Мироощущение для художника – орудие и средство, как молоток в руках каменщика.

Хорошая стрела готической колокольни – злая, потому что весь ее смысл – уколоть небо, попрекнуть его тем, что оно пусто.

Я думаю, что страна и народ уже оправдали себя, если они создали хоть одного совершенно свободного человека, который пожелал и сумел воспользоваться своей свободой.

Аморфный, бесформенный человек, неорганизованная личность есть величайший враг общества.

РЕКЛАМА – ПРОДОЛЖЕНИЕ НИЖЕ

Логика есть царство неожиданности.

Часто приходится слышать: это хорошо, но это вчерашний день. А я говорю: вчерашний день еще не родился.

У исторических событий нет режиссера.

Теория прогресса в литературе – самый грубый, самый отвратительный вид школьного невежества.

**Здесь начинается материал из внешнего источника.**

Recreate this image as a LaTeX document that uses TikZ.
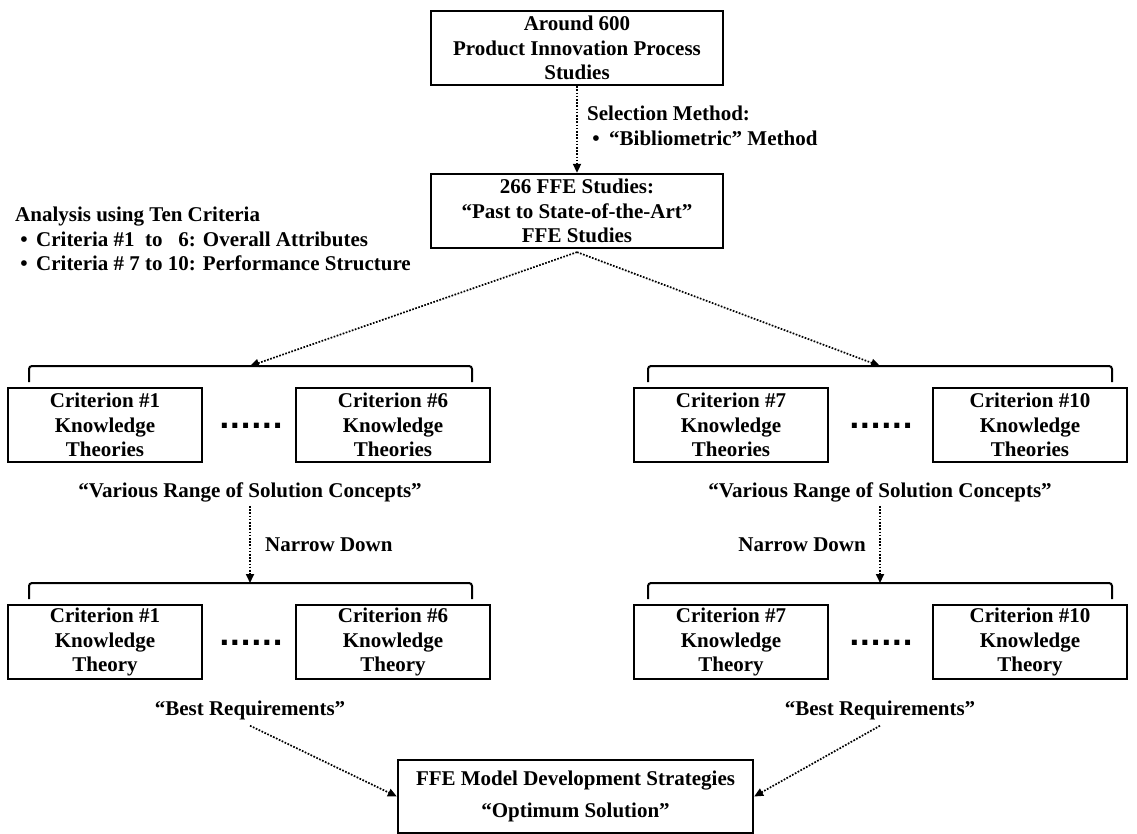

Ни один язык не противится сильнее русского назывательному и прикладному назначению.

Всякая попытка механически приспособить язык к потребностям жизни заранее обречена на неудачу.

Человеческая жизнь еще не есть биография и не дает позвоночника роману.

Когда пароход после каботажного плавания выходит в открытое море, те, кто не выносит качки, выходят на берег.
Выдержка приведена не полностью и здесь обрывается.